_REQUEST_: Answer with one number: how many lines have "document".

"""

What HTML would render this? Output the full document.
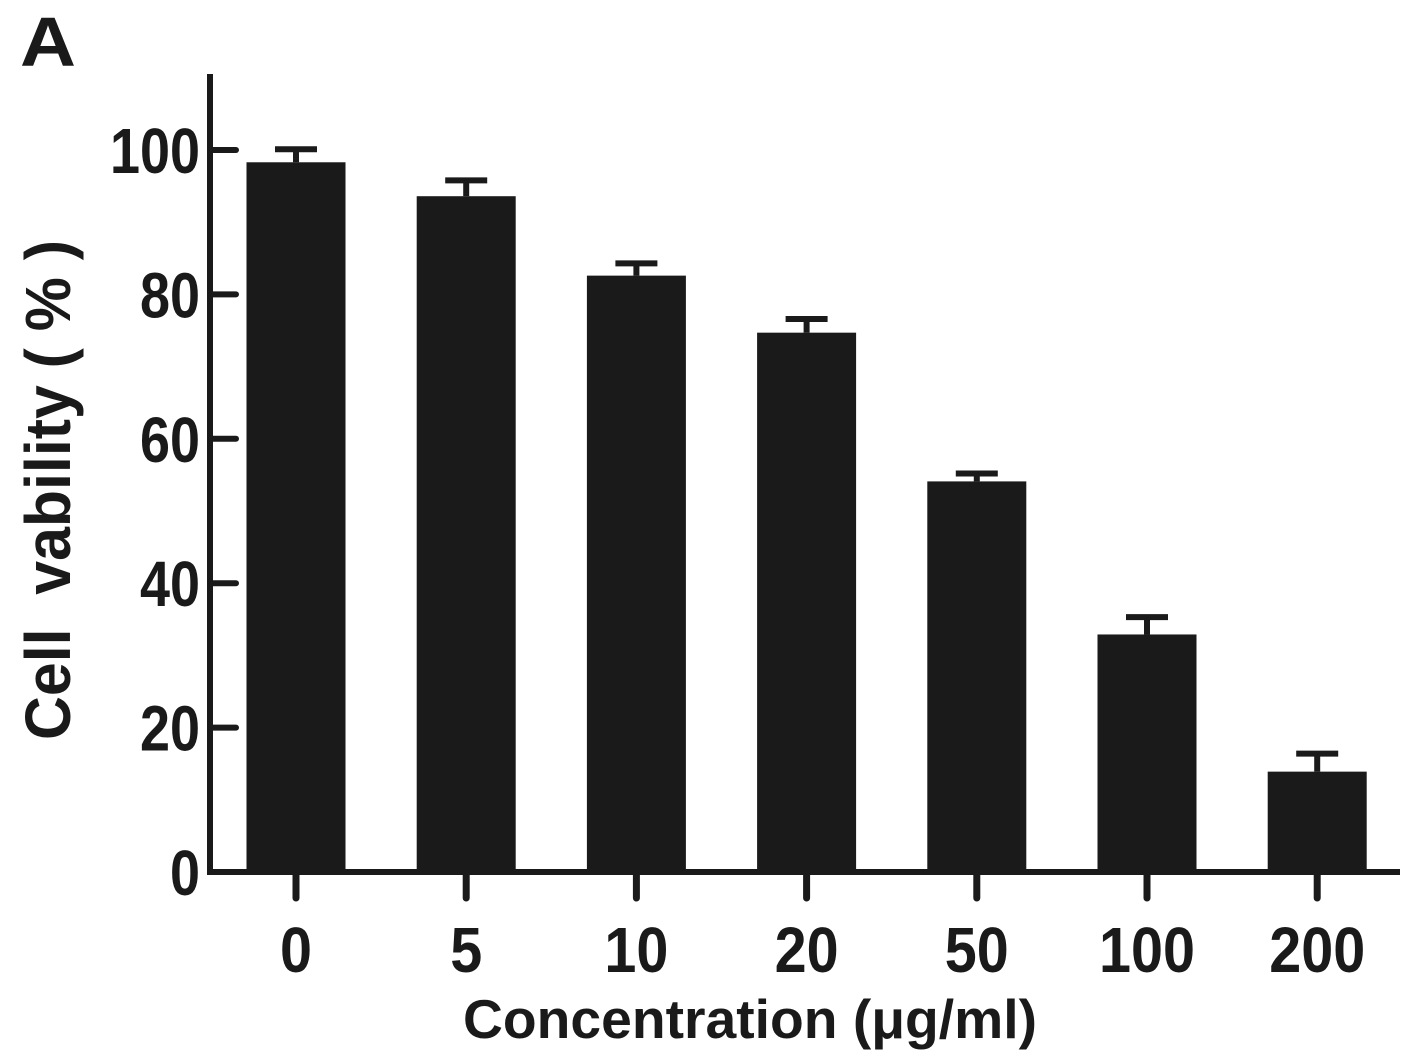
<!DOCTYPE html>
<html><head><meta charset="utf-8"><style>
html,body{margin:0;padding:0;background:#fff;}
svg{display:block;font-family:"Liberation Sans",Arial,sans-serif;font-weight:bold;}
</style></head><body>
<svg id="chart" width="1421" height="1061" viewBox="0 0 1421 1061">
<text x="20" y="66" font-size="70" fill="#1a1a1a" textLength="56" lengthAdjust="spacingAndGlyphs">A</text>
<g id="plot"></g>
<text x="750" y="1038" font-size="55" text-anchor="middle" fill="#1a1a1a" textLength="574" lengthAdjust="spacingAndGlyphs">Concentration (μg/ml)</text>
<text transform="translate(70,490) rotate(-90)" font-size="64" text-anchor="middle" fill="#1a1a1a" textLength="500" lengthAdjust="spacingAndGlyphs" xml:space="preserve">Cell  vability ( % )</text>
</svg>
<script>
const categories = ["0","5","10","20","50","100","200"];
const values = [98.3, 93.6, 82.6, 74.7, 54.1, 32.9, 13.9];
const errors = [1.8, 2.2, 1.7, 1.9, 1.1, 2.4, 2.5];
const yTicks = [0, 20, 40, 60, 80, 100];

const NS = "http://www.w3.org/2000/svg";
const g = document.getElementById("plot");
const y0 = 872, pxPerUnit = 7.22;
const yScale = v => y0 - v * pxPerUnit;
const xLeft = 210, xRight = 1400, firstCenter = 296, step = 170.2, barW = 99;
const xScale = i => firstCenter + i * step;
const col = "#1a1a1a";
function mk(tag, attrs){const e=document.createElementNS(NS,tag);for(const k in attrs)e.setAttribute(k,attrs[k]);g.appendChild(e);return e;}

values.forEach((v,i)=>{
  const cx = xScale(i);
  const top = yScale(v + errors[i]);
  const ln = mk("line",{x1:cx,x2:cx,y1:yScale(v),y2:top,stroke:col,"stroke-width":6});
  
  
  const cap = mk("line",{x1:cx-21,x2:cx+21,y1:top,y2:top,stroke:col,"stroke-width":6});
  
  
  const r = mk("rect",{x:cx-barW/2,y:yScale(v),width:barW,height:y0-yScale(v),fill:col});
  
  
  const t = mk("line",{x1:cx,x2:cx,y1:y0,y2:898,stroke:col,"stroke-width":7,"stroke-linecap":"round"});
  
  
  const s = categories[i];
  const lb = mk("text",{x:cx,y:972,"font-size":64,"text-anchor":"middle",fill:col,textLength:32*s.length,lengthAdjust:"spacingAndGlyphs"});
  lb.textContent = s;
  
  
});

yTicks.forEach(v=>{
  const y = yScale(v);
  const t = mk("line",{x1:xLeft,x2:236,y1:y,y2:y,stroke:col,"stroke-width":6,"stroke-linecap":"round"});
  
  
  const s = String(v);
  const lb = mk("text",{x:200,y:y+23,"font-size":64,"text-anchor":"end",fill:col,textLength:30*s.length,lengthAdjust:"spacingAndGlyphs"});
  lb.textContent = s;
  
  
});

const ya = mk("line",{x1:xLeft,x2:xLeft,y1:74,y2:y0+2,stroke:col,"stroke-width":6});


const xa = mk("line",{x1:xLeft-3,x2:xRight,y1:y0,y2:y0,stroke:col,"stroke-width":6});


</script>
</body></html>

"""

_THE ANSWER_: 3